2. Responsibility for civil liability of foreign states and state agencies when participating in civil relations with the State of the Socialist Republic of Vietnam, Vietnamese central and local state agencies, legal persons and individuals is similar to that provided in Clause 1 of this Article.”
[10] Article 99.3 of the Code: “the State of the Socialist Republic of Vietnam, Vietnamese central and local  state agencies shall take responsibility for civil liability of legal persons that they establish, including also state enterprises, unless the former guarantees the latter’s civil liability in accordance with law.”
[11] Under Articles 28 and 30 of the Convention, it shall be open for signature by all States from January 17, 2005, to January 17, 2007, at United Nations Headquarters, New York. It has not yet come into force despite that 28 countries have concluded and 21 others have ratified their accession to it.

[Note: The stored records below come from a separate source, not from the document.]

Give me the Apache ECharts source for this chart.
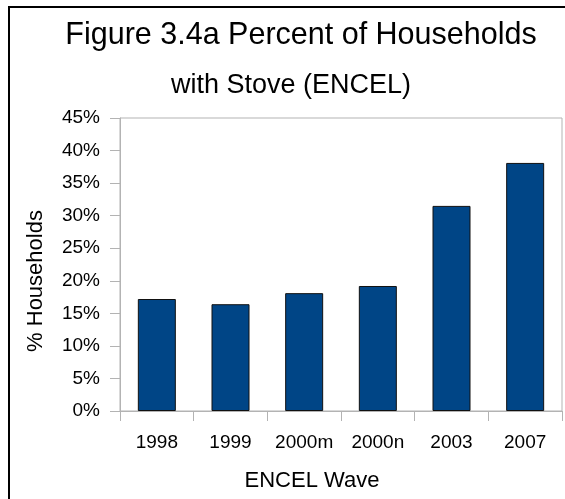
<!DOCTYPE html>
<html>
<head>
<meta charset="utf-8">
<script src="https://cdn.jsdelivr.net/npm/echarts@6/dist/echarts.min.js"></script>
<style>
  html, body { margin: 0; padding: 0; background: #fff; }
  #chart { width: 565px; height: 499px; }
</style>
</head>
<body>
<div id="chart"></div>
<script>
// ENCEL survey waves and share of households owning a stove (%)
const waves = ['1998', '1999', '2000m', '2000n', '2003', '2007'];
const stoveShare = [17.2, 16.4, 18.1, 19.2, 31.5, 38.1];

const titleLine1 = 'Figure 3.4a Percent of Households';
const titleLine2 = 'with Stove (ENCEL)';
const xName = 'ENCEL Wave';
const yName = '% Households';

const FONT = '"Liberation Sans", Arial, sans-serif';
const AXIS_GREY = '#b3b3b3';

const chart = echarts.init(document.getElementById('chart'), null, { renderer: 'canvas' });

chart.setOption({
  animation: false,
  backgroundColor: '#ffffff',
  grid: {
    left: 120, right: 3, top: 118, bottom: 88,
    show: true, borderColor: AXIS_GREY, borderWidth: 1,
    backgroundColor: 'transparent'
  },
  xAxis: {
    type: 'category',
    data: waves,
    axisLine: { lineStyle: { color: AXIS_GREY, width: 1 } },
    axisTick: { show: true, length: 10, interval: 0, alignWithLabel: false, lineStyle: { color: AXIS_GREY } },
    axisLabel: { color: '#000', fontFamily: FONT, fontSize: 19, margin: 22, interval: 0 },
    splitLine: { show: false }
  },
  yAxis: {
    type: 'value',
    min: 0, max: 45, interval: 5,
    axisLine: { show: true, lineStyle: { color: AXIS_GREY, width: 1 } },
    axisTick: { show: true, length: 10, lineStyle: { color: AXIS_GREY } },
    axisLabel: { color: '#000', fontFamily: FONT, fontSize: 19, margin: 20, formatter: '{value}%' },
    splitLine: { show: false }
  },
  series: [{
    type: 'bar',
    data: stoveShare,
    barWidth: 38,
    itemStyle: { color: '#004586', borderColor: '#111', borderWidth: 1 }
  }],
  graphic: [
    {
      type: 'rect',
      silent: true,
      shape: { x: 9, y: 7, width: 640, height: 560 },
      style: { fill: 'none', stroke: '#000', lineWidth: 2 }
    },
    {
      type: 'text',
      style: {
        x: 301, y: 35.5, text: titleLine1,
        font: '30.5px ' + FONT, fill: '#000',
        textAlign: 'center', textVerticalAlign: 'middle'
      }
    },
    {
      type: 'text',
      style: {
        x: 291, y: 86, text: titleLine2,
        font: '27px ' + FONT, fill: '#000',
        textAlign: 'center', textVerticalAlign: 'middle'
      }
    },
    {
      type: 'text',
      x: 36, y: 281, rotation: Math.PI / 2,
      style: {
        x: 0, y: 0, text: yName,
        font: '22px ' + FONT, fill: '#000',
        textAlign: 'center', textVerticalAlign: 'middle'
      }
    },
    {
      type: 'text',
      style: {
        x: 312, y: 481, text: xName,
        font: '22px ' + FONT, fill: '#000',
        textAlign: 'center', textVerticalAlign: 'middle'
      }
    }
  ]
});
</script>
</body>
</html>
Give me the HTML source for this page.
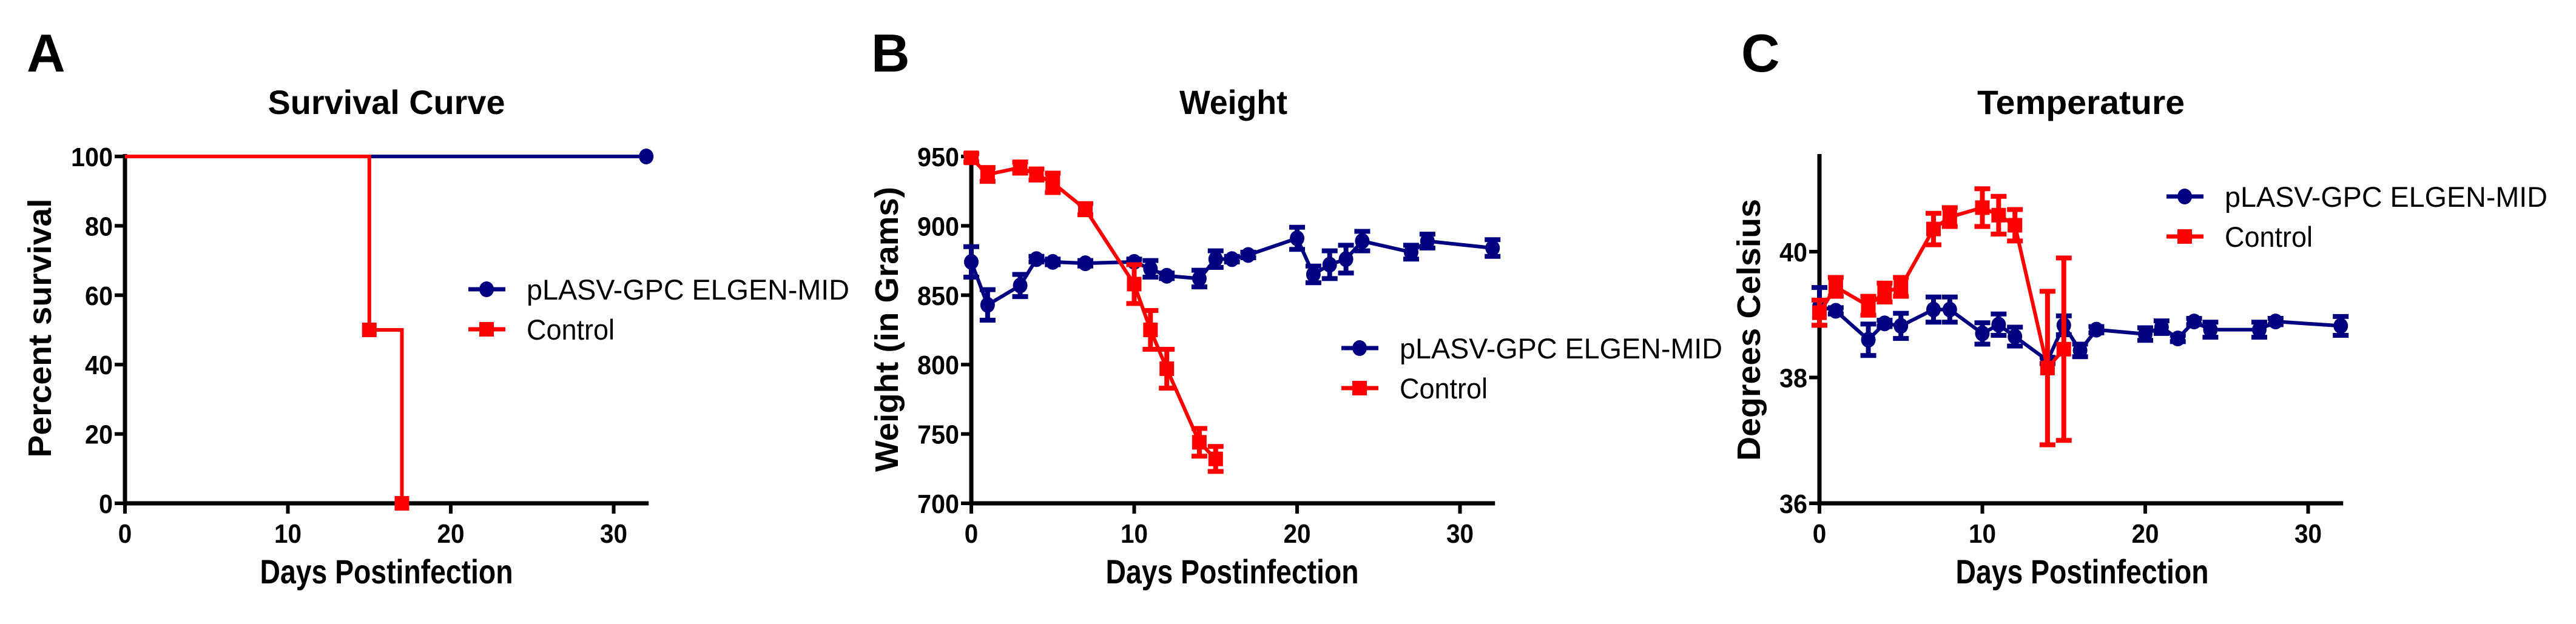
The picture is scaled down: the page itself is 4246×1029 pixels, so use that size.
<!DOCTYPE html>
<html><head><meta charset="utf-8"><style>
html,body{margin:0;padding:0;background:#fff;}
svg{display:block;}
text{font-family:"Liberation Sans",Arial,sans-serif;}
</style></head><body>
<svg id="fig" width="4246" height="1029" viewBox="0 0 4246 1029" xmlns="http://www.w3.org/2000/svg">
<rect width="4246" height="1029" fill="#fff"/>
</svg>
<script>
// ---- Data ----
const survDaysBlue = [0, 32];
const survValsBlue = [100, 100];
const survDaysRed = [0, 15, 15, 17, 17];
const survValsRed = [100, 100, 50, 50, 0];
const survMarkRedDays = [15, 17];
const survMarkRedVals = [50, 0];

const wDaysBlue = [0,1,3,4,5,7,10,11,12,14,15,16,17,20,21,22,23,24,27,28,32];
const wValsBlue = [874,843,857,876,874,873,874,869,864,862,876,876,879,891,865,872,876,889,881,889,884];
const wErrBlue  = [11,11,8,2,2,2,2,6,2,6,6,2,2,8,6,10,10,7,5,5,6];
const wDaysRed = [0,1,3,4,5,7,10,11,12,14,15];
const wValsRed = [949,937,942,937,931,912,858,825,797,744,732];
const wErrRed  = [3,5,4,4,7,4,14,14,14,10,9];

const tDaysBlue = [0,1,3,4,5,7,8,10,11,12,14,15,16,17,20,21,22,23,24,27,28,32];
const tValsBlue = [39.13,39.06,38.6,38.86,38.82,39.08,39.08,38.7,38.84,38.65,38.27,38.83,38.43,38.76,38.69,38.8,38.62,38.89,38.76,38.76,38.89,38.82];
const tErrBlue  = [0.3,0.05,0.25,0.05,0.2,0.2,0.2,0.17,0.17,0.15,0.05,0.15,0.1,0.05,0.1,0.1,0.05,0.05,0.12,0.12,0.05,0.15];
const tDaysRed = [0,1,3,4,5,7,8,10,11,12,14,15];
const tValsRed = [39.03,39.44,39.14,39.35,39.44,40.36,40.55,40.7,40.58,40.42,38.15,38.45];
const tErrRed  = [0.2,0.15,0.15,0.15,0.15,0.25,0.15,0.3,0.3,0.25,1.22,1.45];

const xTicks = [0,10,20,30];
const survTicks = [0,20,40,60,80,100];
const wTicks = [700,750,800,850,900,950];
const tTicks = [36,38,40];

const BLUE = "#000080", RED = "#ff0000";
const svg = document.getElementById('fig');
const NS = "http://www.w3.org/2000/svg";
function mk(tag, attrs, parent){const e=document.createElementNS(NS,tag);for(const k in attrs)e.setAttribute(k,attrs[k]);(parent||svg).appendChild(e);return e;}
function txt(str, attrs, parent){const e=mk('text',attrs,parent);e.textContent=str;return e;}

function panel(cfg){
  const g = mk('g',{});
  
  
  const x0=cfg.x0, ppd=26.85, y0=830, yTop=cfg.yTop;
  const sx = d => x0 + d*ppd;
  const sy = v => y0 - (v-cfg.vmin)/(cfg.vmax-cfg.vmin)*(y0-cfg.yMaxPix);
  cfg.sx=sx; cfg.sy=sy;
  // letter
  const L = txt(cfg.letter,{x:cfg.letterX,y:118,'font-size':88,'font-weight':'bold'},g);
  
  
  const T = txt(cfg.title,{x:cfg.titleX,y:188,'font-size':56,'font-weight':'bold','text-anchor':'middle',textLength:cfg.titleW,lengthAdjust:'spacingAndGlyphs'},g);
  
  
  // axes
  const ya = mk('line',{x1:x0,y1:yTop,x2:x0,y2:y0+3.5,stroke:'#000','stroke-width':7},g);
  
  
  const xa = mk('line',{x1:x0-3.5,y1:y0,x2:sx(32.15),y2:y0,stroke:'#000','stroke-width':7},g);
  
  
  xTicks.forEach(t=>{
    const tk = mk('line',{x1:sx(t),y1:y0,x2:sx(t),y2:y0+17,stroke:'#000','stroke-width':6},g);
    
    
    const s=String(t);
    const lb = txt(s,{x:sx(t),y:895,'font-size':44,'font-weight':'bold','text-anchor':'middle',textLength:s.length*22.5,lengthAdjust:'spacingAndGlyphs'},g);
    
    
  });
  cfg.yticks.forEach(t=>{
    const y=sy(t);
    const tk = mk('line',{x1:x0-17,y1:y,x2:x0,y2:y,stroke:'#000','stroke-width':6},g);
    
    
    const s=String(t);
    const lb = txt(s,{x:x0-20,y:y+16,'font-size':44,'font-weight':'bold','text-anchor':'end',textLength:s.length*23,lengthAdjust:'spacingAndGlyphs'},g);
    
    
  });
  const xt = txt('Days Postinfection',{x:cfg.xTitleX,y:962,'font-size':56,'font-weight':'bold','text-anchor':'middle',textLength:417,lengthAdjust:'spacingAndGlyphs'},g);
  
  
  const yt = txt(cfg.ytitle,{x:0,y:0,'font-size':54,'font-weight':'bold','text-anchor':'middle',textLength:cfg.ytitleW,lengthAdjust:'spacingAndGlyphs',transform:`translate(${cfg.ytitleX},${cfg.ytitleY}) rotate(-90)`},g);
  
  
  // legend
  const lg = mk('g',{},g);
  
  
  const e1 = mk('g',{},lg);
  
  
  mk('line',{x1:cfg.legX,y1:cfg.legY,x2:cfg.legX+61,y2:cfg.legY,stroke:BLUE,'stroke-width':7},e1);
  mk('ellipse',{cx:cfg.legX+30,cy:cfg.legY,rx:12,ry:13,fill:BLUE},e1);
  txt('pLASV-GPC ELGEN-MID',{x:cfg.legX+96,y:cfg.legY+17,'font-size':47,textLength:532,lengthAdjust:'spacingAndGlyphs'},e1);
  const e2 = mk('g',{},lg);
  
  
  const ly2=cfg.legY+66;
  mk('line',{x1:cfg.legX,y1:ly2,x2:cfg.legX+61,y2:ly2,stroke:RED,'stroke-width':7},e2);
  mk('rect',{x:cfg.legX+18,y:ly2-12,width:24,height:24,fill:RED},e2);
  txt('Control',{x:cfg.legX+96,y:ly2+17,'font-size':47,textLength:145,lengthAdjust:'spacingAndGlyphs'},e2);
  cfg.g=g;
  return cfg;
}

function series(cfg, days, vals, errs, color, marker, name){
  const g = mk('g',{},cfg.g);
  
  
  const pts = days.map((d,i)=>cfg.sx(d)+','+cfg.sy(vals[i])).join(' ');
  const pl = mk('polyline',{points:pts,fill:'none',stroke:color,'stroke-width':6,'stroke-linejoin':'round'},g);
  
  
  days.forEach((d,i)=>{
    const x=cfg.sx(d), y=cfg.sy(vals[i]);
    if(errs){
      const yt=cfg.sy(vals[i]+errs[i]), yb=cfg.sy(vals[i]-errs[i]);
      const eb = mk('path',{d:`M${x},${yt}V${yb}M${x-13},${yt}H${x+13}M${x-13},${yb}H${x+13}`,stroke:color,'stroke-width':8,fill:'none'},g);
      
      
    }
    let m;
    if(marker==='circle') m = mk('ellipse',{cx:x,cy:y,rx:12,ry:13,fill:color},g);
    else m = mk('rect',{x:x-12,y:y-12,width:24,height:24,fill:color},g);
    
    
  });
}

// Panel A
const A = panel({name:'panel-survival',letter:'A',letterX:44,title:'Survival Curve',titleX:637,titleW:391,x0:206,vmin:0,vmax:100,yMaxPix:258,yTop:254,yticks:survTicks,xTitleX:637,ytitle:'Percent survival',ytitleW:427,ytitleX:84,ytitleY:541,legX:772,legY:477});
(function(){
  const g=mk('g',{},A.g);
  
  
  mk('polyline',{points:survDaysBlue.map((d,i)=>A.sx(d)+','+A.sy(survValsBlue[i])).join(' '),fill:'none',stroke:BLUE,'stroke-width':6},g);
  const c=mk('ellipse',{cx:A.sx(32),cy:A.sy(100),rx:12,ry:13,fill:BLUE},g);
  
  
  const g2=mk('g',{},A.g);
  
  
  mk('polyline',{points:survDaysRed.map((d,i)=>A.sx(d)+','+A.sy(survValsRed[i])).join(' '),fill:'none',stroke:RED,'stroke-width':6},g2);
  survMarkRedDays.forEach((d,i)=>{
    const r=mk('rect',{x:A.sx(d)-12,y:A.sy(survMarkRedVals[i])-12,width:24,height:24,fill:RED},g2);
    
    
  });
})();

// Panel B
const B = panel({name:'panel-weight',letter:'B',letterX:1436,title:'Weight',titleX:2033,titleW:178,x0:1601,vmin:700,vmax:950,yMaxPix:258,yTop:254,yticks:wTicks,xTitleX:2031,ytitle:'Weight (in Grams)',ytitleW:470,ytitleX:1480,ytitleY:543,legX:2211,legY:574});
series(B,wDaysBlue,wValsBlue,wErrBlue,BLUE,'circle','weight-elgen');
series(B,wDaysRed,wValsRed,wErrRed,RED,'square','weight-control');

// Panel C
const C = panel({name:'panel-temperature',letter:'C',letterX:2870,title:'Temperature',titleX:3430,titleW:342,x0:2999,vmin:36,vmax:40,yMaxPix:415,yTop:254,yticks:tTicks,xTitleX:3432,ytitle:'Degrees Celsius',ytitleW:432,ytitleX:2901,ytitleY:544,legX:3571,legY:324});
series(C,tDaysBlue,tValsBlue,tErrBlue,BLUE,'circle','temperature-elgen');
series(C,tDaysRed,tValsRed,tErrRed,RED,'square','temperature-control');
</script>
</body></html>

[12] Articles 5 and 6 of the Convention.
[13] Article 18 of the Code.
[14] Article 19 of the Code:
“No post-judgment measures of constraint, such as attachment, arrest or execution, against property of a State may be taken in connection with a proceeding before a court of another State unless and except to the extent that:
a/ the State has expressly consented to the taking of such measures as indicated:
(i) by international agreement;
(ii) by an arbitration agreement or in a written contract; or,
(iii) by a declaration before the court or by a written communication after a dispute between the parties has arisen; or,
b/ the State has allocated or earmarked property for the satisfaction of the claim which is the object of that proceeding; or
c/ it has been established that the property is specifically in use or intended for use by the State for other than government non-commercial purposes and is in the territory of the State of the forum, provided that post-judgment measures of constraint may only be taken against property that has a connection with the entity against which the proceeding was directed.”